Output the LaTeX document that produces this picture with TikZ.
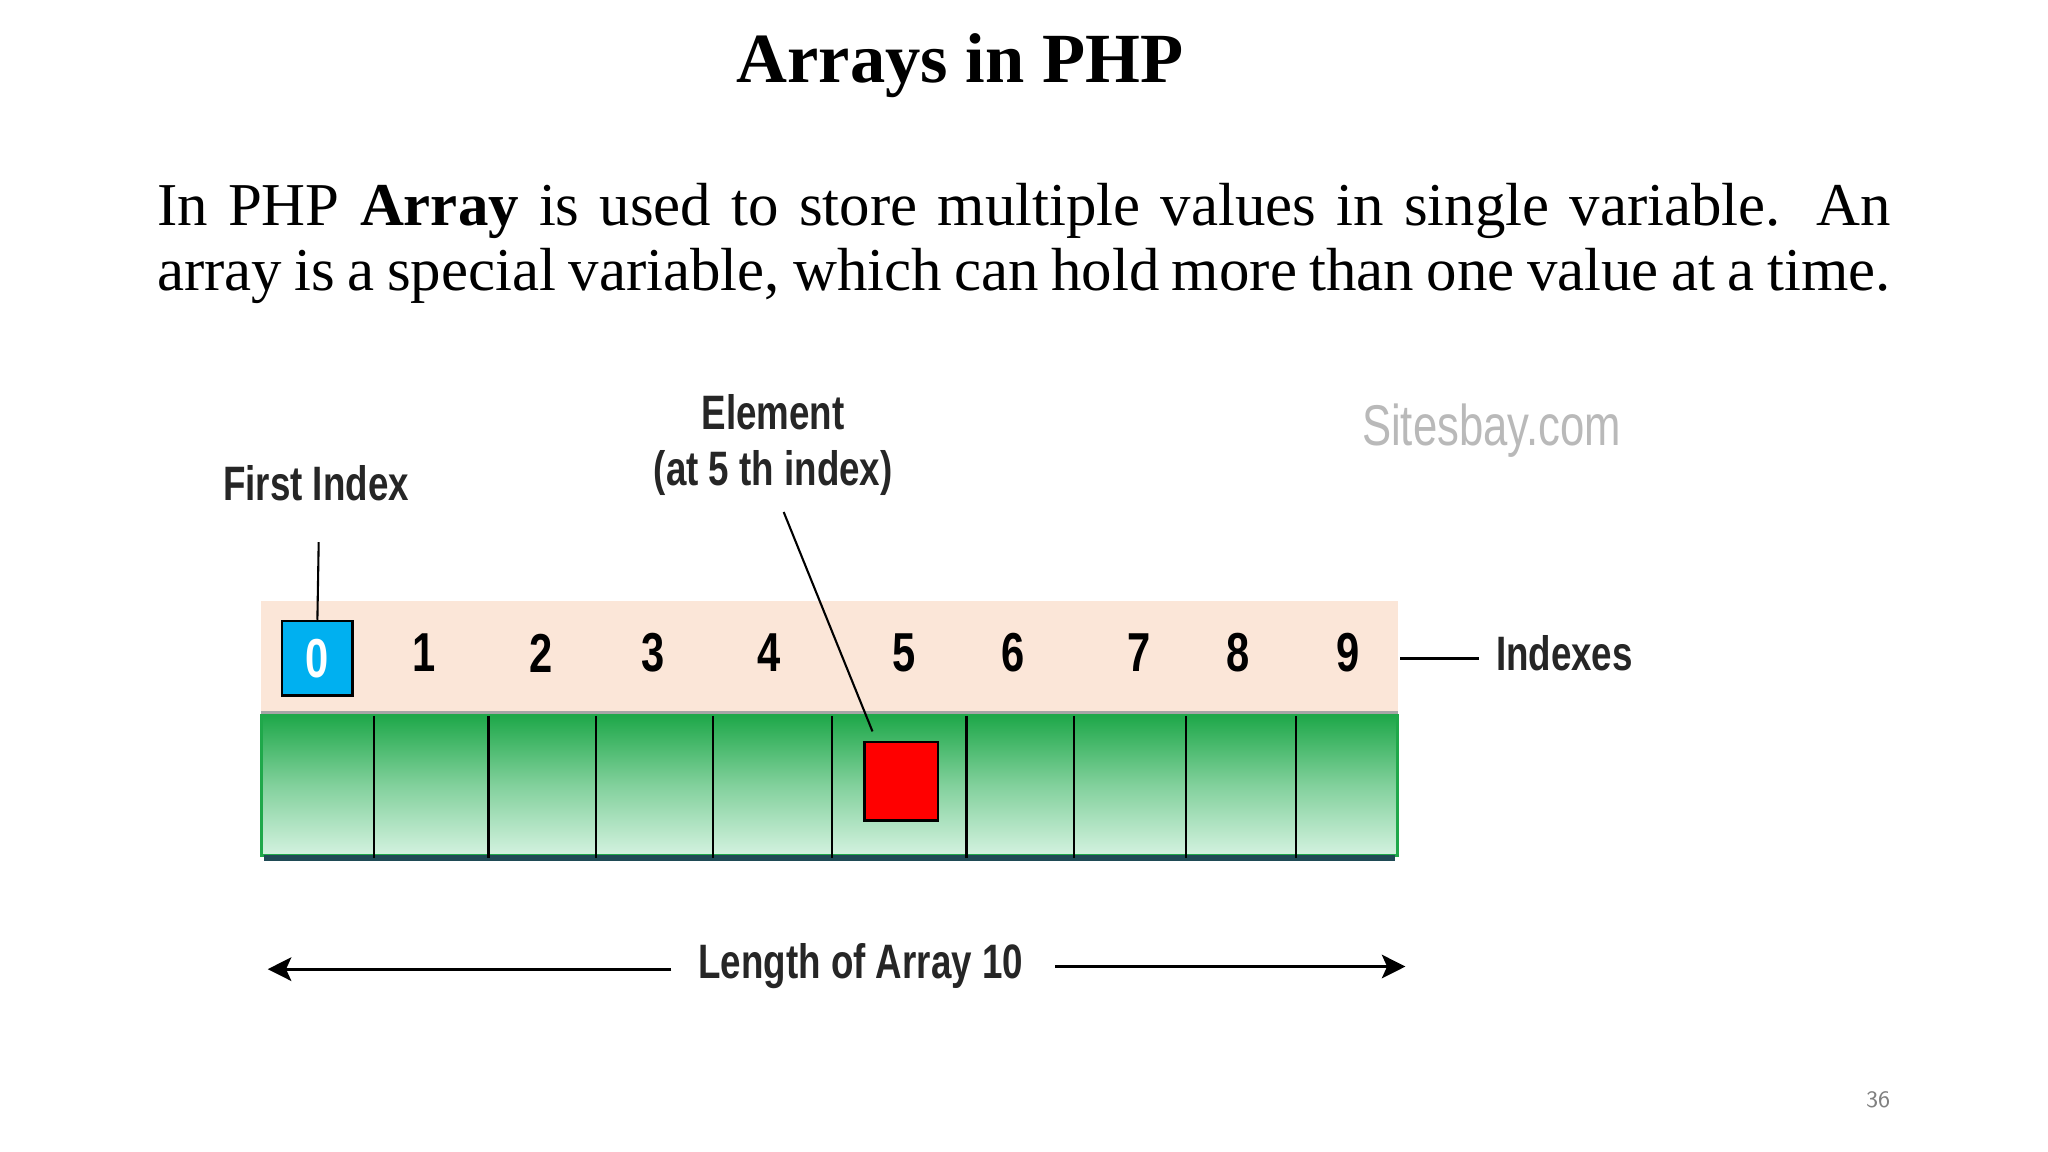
\documentclass[tikz,border=0pt]{standalone}
\usepackage{fontspec}
\setmainfont{Liberation Serif}
\newfontfamily\lab[FakeStretch=0.76]{Liberation Sans}
\usetikzlibrary{arrows.meta}
\definecolor{peach}{HTML}{FBE6D8}
\definecolor{gtop}{HTML}{1FA84A}
\definecolor{gbot}{HTML}{D4F2E0}
\definecolor{dk}{HTML}{1F4A55}
\definecolor{cy}{HTML}{00B0F0}
\tikzset{lbl/.style={font=\lab\bfseries\fontsize{18.5}{22}\selectfont, inner sep=0pt, text=black!85},
dig/.style={font=\lab\bfseries\fontsize{21}{24}\selectfont, inner sep=0pt},
div/.style={black, line width=0.8pt}}
\begin{document}
\begin{tikzpicture}[x=0.5pt,y=-0.5pt]
\useasboundingbox (0,0) rectangle (1568,882);
\fill[white] (0,0) rectangle (1568,882);
\node[font=\bfseries\fontsize{27}{32}\selectfont] (title) at (735,50) {Arrays in PHP};
\node[anchor=north west, inner sep=0pt, text width=663.5pt, align=justify, font=\fontsize{23.3}{25}\selectfont] (body) at (120,140)
{In PHP \textbf{Array} is used to store multiple values in single variable. An array is a special variable, which can hold more than one value at a time.};
% band
\fill[peach] (200,460) rectangle (1070,545);
\draw[gray!70, line width=1.5pt] (200,546) -- (1070,546);
\shade[top color=gtop, bottom color=gbot, middle color=gtop!45!gbot] (200,548) rectangle (1070,655);
\draw[gtop, line width=1pt] (200,548) rectangle (1070,655);
\draw[dk, line width=2.5pt] (202,657) -- (1068,657);
\foreach \x in {286,374,456,546,637,740,822,908,992} \draw[div] (\x,548) -- (\x,657);
\node[draw=black, fill=red, line width=1pt, minimum width=28pt, minimum height=30pt, inner sep=0pt] (el) at (690,598) {};
\node[draw=black, fill=cy, line width=1pt, minimum width=27pt, minimum height=28.5pt, inner sep=0pt, dig, text=white] (i0) at (243,504) {0};
\foreach \x/\d in {325/1,414/2,500/3,589/4,692/5,776/6,872/7,948/8,1032/9}
  \node[dig] (i\d) at (\x,500) {\d};
\node[lbl] (first) at (242,370) {First Index};
\coordinate (ft) at (244,415);
\draw[black, line width=0.8pt] (ft) -- (i0.north);
\node[lbl, align=center, font=\lab\bfseries\fontsize{18.5}{21.5}\selectfont] (elem) at (592,341) {Element\\(at 5 th index)};
\coordinate (et) at (600,392);
\coordinate (eb) at (668,560);
\draw[black, line width=0.8pt] (et) -- (eb);
\node[lbl, anchor=west] (idx) at (1145,500) {Indexes};
\coordinate (il) at (1072,504);
\draw[black, line width=1pt] (il) -- (1132,504);
\node[font=\lab\fontsize{22}{24}\selectfont, text=gray!55, inner sep=0pt] (site) at (1142,330) {Sitesbay.com};
\node[lbl] (len) at (659,740) {Length of Array 10};
\coordinate (la) at (205,742);
\coordinate (ra) at (1076,740);
\draw[black, line width=1.2pt, -{Stealth[length=9pt,width=9pt,inset=2pt]}] (514,742) -- (la);
\draw[black, line width=1.2pt, -{Stealth[length=9pt,width=9pt,inset=2pt]}] (808,740) -- (ra);
\node[font=\sffamily\fontsize{9}{10}\selectfont, text=gray] (pg) at (1438,842) {36};
\end{tikzpicture}
\end{document}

◆ Written request ◆
Every line should be retyped exactly, with the pictures omitted.

◆ Solution ◆
Output the LaTeX document that produces this picture with TikZ.
\documentclass[tikz,border=0pt]{standalone}
\usepackage{fontspec}
\setmainfont{Liberation Serif}
\newfontfamily\lab[FakeStretch=0.76]{Liberation Sans}
\usetikzlibrary{arrows.meta}
\definecolor{peach}{HTML}{FBE6D8}
\definecolor{gtop}{HTML}{1FA84A}
\definecolor{gbot}{HTML}{D4F2E0}
\definecolor{dk}{HTML}{1F4A55}
\definecolor{cy}{HTML}{00B0F0}
\tikzset{lbl/.style={font=\lab\bfseries\fontsize{18.5}{22}\selectfont, inner sep=0pt, text=black!85},
dig/.style={font=\lab\bfseries\fontsize{21}{24}\selectfont, inner sep=0pt},
div/.style={black, line width=0.8pt}}
\begin{document}
\begin{tikzpicture}[x=0.5pt,y=-0.5pt]
\useasboundingbox (0,0) rectangle (1568,882);
\fill[white] (0,0) rectangle (1568,882);
\node[font=\bfseries\fontsize{27}{32}\selectfont] (title) at (735,50) {Arrays in PHP};
\node[anchor=north west, inner sep=0pt, text width=663.5pt, align=justify, font=\fontsize{23.3}{25}\selectfont] (body) at (120,140)
{In PHP \textbf{Array} is used to store multiple values in single variable. An array is a special variable, which can hold more than one value at a time.};
% band
\fill[peach] (200,460) rectangle (1070,545);
\draw[gray!70, line width=1.5pt] (200,546) -- (1070,546);
\shade[top color=gtop, bottom color=gbot, middle color=gtop!45!gbot] (200,548) rectangle (1070,655);
\draw[gtop, line width=1pt] (200,548) rectangle (1070,655);
\draw[dk, line width=2.5pt] (202,657) -- (1068,657);
\foreach \x in {286,374,456,546,637,740,822,908,992} \draw[div] (\x,548) -- (\x,657);
\node[draw=black, fill=red, line width=1pt, minimum width=28pt, minimum height=30pt, inner sep=0pt] (el) at (690,598) {};
\node[draw=black, fill=cy, line width=1pt, minimum width=27pt, minimum height=28.5pt, inner sep=0pt, dig, text=white] (i0) at (243,504) {0};
\foreach \x/\d in {325/1,414/2,500/3,589/4,692/5,776/6,872/7,948/8,1032/9}
  \node[dig] (i\d) at (\x,500) {\d};
\node[lbl] (first) at (242,370) {First Index};
\coordinate (ft) at (244,415);
\draw[black, line width=0.8pt] (ft) -- (i0.north);
\node[lbl, align=center, font=\lab\bfseries\fontsize{18.5}{21.5}\selectfont] (elem) at (592,341) {Element\\(at 5 th index)};
\coordinate (et) at (600,392);
\coordinate (eb) at (668,560);
\draw[black, line width=0.8pt] (et) -- (eb);
\node[lbl, anchor=west] (idx) at (1145,500) {Indexes};
\coordinate (il) at (1072,504);
\draw[black, line width=1pt] (il) -- (1132,504);
\node[font=\lab\fontsize{22}{24}\selectfont, text=gray!55, inner sep=0pt] (site) at (1142,330) {Sitesbay.com};
\node[lbl] (len) at (659,740) {Length of Array 10};
\coordinate (la) at (205,742);
\coordinate (ra) at (1076,740);
\draw[black, line width=1.2pt, -{Stealth[length=9pt,width=9pt,inset=2pt]}] (514,742) -- (la);
\draw[black, line width=1.2pt, -{Stealth[length=9pt,width=9pt,inset=2pt]}] (808,740) -- (ra);
\node[font=\sffamily\fontsize{9}{10}\selectfont, text=gray] (pg) at (1438,842) {36};
\end{tikzpicture}
\end{document}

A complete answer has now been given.